**** COLLECTED MATERIAL

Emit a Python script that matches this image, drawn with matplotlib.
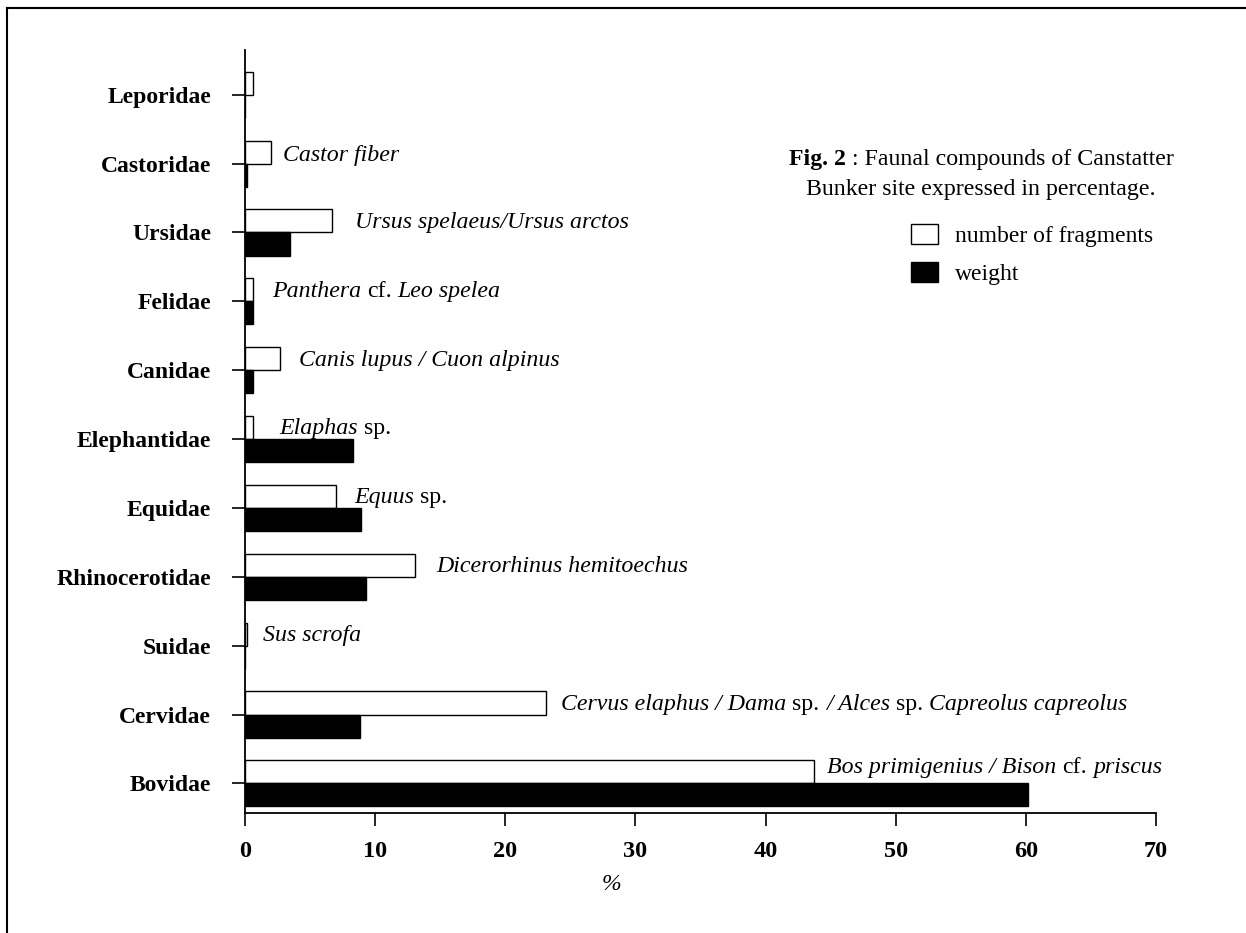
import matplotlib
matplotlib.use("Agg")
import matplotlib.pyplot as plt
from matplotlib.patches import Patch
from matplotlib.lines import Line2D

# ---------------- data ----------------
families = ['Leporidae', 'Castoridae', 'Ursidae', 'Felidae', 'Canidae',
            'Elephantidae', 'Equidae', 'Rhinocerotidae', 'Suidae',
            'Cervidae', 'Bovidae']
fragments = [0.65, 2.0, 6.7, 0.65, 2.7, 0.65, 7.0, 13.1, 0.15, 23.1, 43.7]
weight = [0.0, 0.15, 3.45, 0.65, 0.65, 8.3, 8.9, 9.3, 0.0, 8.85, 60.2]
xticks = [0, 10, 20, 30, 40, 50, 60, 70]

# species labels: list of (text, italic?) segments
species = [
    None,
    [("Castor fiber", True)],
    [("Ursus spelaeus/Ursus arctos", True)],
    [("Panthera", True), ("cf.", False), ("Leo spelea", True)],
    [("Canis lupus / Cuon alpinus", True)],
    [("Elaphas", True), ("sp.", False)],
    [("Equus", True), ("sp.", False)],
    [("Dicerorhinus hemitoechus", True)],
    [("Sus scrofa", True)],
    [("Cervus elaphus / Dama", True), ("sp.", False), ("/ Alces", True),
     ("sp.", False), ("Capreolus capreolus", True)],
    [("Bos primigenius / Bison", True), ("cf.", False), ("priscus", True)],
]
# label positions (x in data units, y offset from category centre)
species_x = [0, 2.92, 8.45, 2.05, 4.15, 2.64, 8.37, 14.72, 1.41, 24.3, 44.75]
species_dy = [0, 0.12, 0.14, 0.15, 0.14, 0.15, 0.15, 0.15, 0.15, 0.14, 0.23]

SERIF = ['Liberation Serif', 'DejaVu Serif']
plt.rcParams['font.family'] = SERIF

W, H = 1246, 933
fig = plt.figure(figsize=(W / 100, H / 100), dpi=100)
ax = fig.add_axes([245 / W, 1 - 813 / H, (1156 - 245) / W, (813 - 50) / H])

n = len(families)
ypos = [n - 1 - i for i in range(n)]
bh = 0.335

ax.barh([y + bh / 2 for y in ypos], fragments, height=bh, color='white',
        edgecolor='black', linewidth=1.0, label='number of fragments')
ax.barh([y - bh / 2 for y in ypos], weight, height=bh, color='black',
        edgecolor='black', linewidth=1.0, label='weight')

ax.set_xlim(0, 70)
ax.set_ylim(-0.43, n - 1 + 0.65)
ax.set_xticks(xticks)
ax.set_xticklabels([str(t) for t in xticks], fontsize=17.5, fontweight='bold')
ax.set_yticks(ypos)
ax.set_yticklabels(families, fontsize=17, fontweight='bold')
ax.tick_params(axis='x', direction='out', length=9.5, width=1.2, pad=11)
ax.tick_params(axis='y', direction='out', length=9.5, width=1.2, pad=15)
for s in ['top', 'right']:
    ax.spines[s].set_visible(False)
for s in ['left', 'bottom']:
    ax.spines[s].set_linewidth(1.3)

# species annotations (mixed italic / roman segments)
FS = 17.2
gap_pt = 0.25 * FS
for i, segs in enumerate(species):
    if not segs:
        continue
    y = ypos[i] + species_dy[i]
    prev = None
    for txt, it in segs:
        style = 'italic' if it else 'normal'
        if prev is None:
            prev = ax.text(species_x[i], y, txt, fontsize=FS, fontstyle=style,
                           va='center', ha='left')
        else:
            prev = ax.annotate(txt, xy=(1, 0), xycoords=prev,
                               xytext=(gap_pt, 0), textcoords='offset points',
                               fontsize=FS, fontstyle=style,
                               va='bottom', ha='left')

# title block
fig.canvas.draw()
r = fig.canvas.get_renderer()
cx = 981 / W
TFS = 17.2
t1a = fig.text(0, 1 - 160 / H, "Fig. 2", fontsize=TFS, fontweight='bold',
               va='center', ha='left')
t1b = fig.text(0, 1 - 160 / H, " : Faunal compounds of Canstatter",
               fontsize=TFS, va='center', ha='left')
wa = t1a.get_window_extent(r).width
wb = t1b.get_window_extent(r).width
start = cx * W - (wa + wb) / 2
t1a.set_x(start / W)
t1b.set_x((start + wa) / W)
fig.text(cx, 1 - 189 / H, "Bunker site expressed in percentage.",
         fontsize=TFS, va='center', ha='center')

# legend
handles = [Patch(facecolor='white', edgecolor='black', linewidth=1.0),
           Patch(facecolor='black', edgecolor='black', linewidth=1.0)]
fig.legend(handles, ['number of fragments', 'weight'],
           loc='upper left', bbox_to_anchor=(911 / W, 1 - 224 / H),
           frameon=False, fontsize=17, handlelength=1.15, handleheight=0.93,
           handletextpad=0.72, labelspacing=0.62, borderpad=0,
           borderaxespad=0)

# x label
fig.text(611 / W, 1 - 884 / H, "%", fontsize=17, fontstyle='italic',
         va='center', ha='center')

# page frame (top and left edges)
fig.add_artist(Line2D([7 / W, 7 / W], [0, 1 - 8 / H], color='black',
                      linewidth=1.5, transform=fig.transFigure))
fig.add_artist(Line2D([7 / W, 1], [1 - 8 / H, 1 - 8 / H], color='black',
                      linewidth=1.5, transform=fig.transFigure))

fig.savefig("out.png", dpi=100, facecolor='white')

********

■ EXERCISE DESCRIPTION ■
Every line from the start of the listing above through the line with "0.15, 0.14, 0.23]" should be repeated exactly; skip the pictures and add nothing else.

■ FINISHED TASK ■
Emit a Python script that matches this image, drawn with matplotlib.
import matplotlib
matplotlib.use("Agg")
import matplotlib.pyplot as plt
from matplotlib.patches import Patch
from matplotlib.lines import Line2D

# ---------------- data ----------------
families = ['Leporidae', 'Castoridae', 'Ursidae', 'Felidae', 'Canidae',
            'Elephantidae', 'Equidae', 'Rhinocerotidae', 'Suidae',
            'Cervidae', 'Bovidae']
fragments = [0.65, 2.0, 6.7, 0.65, 2.7, 0.65, 7.0, 13.1, 0.15, 23.1, 43.7]
weight = [0.0, 0.15, 3.45, 0.65, 0.65, 8.3, 8.9, 9.3, 0.0, 8.85, 60.2]
xticks = [0, 10, 20, 30, 40, 50, 60, 70]

# species labels: list of (text, italic?) segments
species = [
    None,
    [("Castor fiber", True)],
    [("Ursus spelaeus/Ursus arctos", True)],
    [("Panthera", True), ("cf.", False), ("Leo spelea", True)],
    [("Canis lupus / Cuon alpinus", True)],
    [("Elaphas", True), ("sp.", False)],
    [("Equus", True), ("sp.", False)],
    [("Dicerorhinus hemitoechus", True)],
    [("Sus scrofa", True)],
    [("Cervus elaphus / Dama", True), ("sp.", False), ("/ Alces", True),
     ("sp.", False), ("Capreolus capreolus", True)],
    [("Bos primigenius / Bison", True), ("cf.", False), ("priscus", True)],
]
# label positions (x in data units, y offset from category centre)
species_x = [0, 2.92, 8.45, 2.05, 4.15, 2.64, 8.37, 14.72, 1.41, 24.3, 44.75]
species_dy = [0, 0.12, 0.14, 0.15, 0.14, 0.15, 0.15, 0.15, 0.15, 0.14, 0.23]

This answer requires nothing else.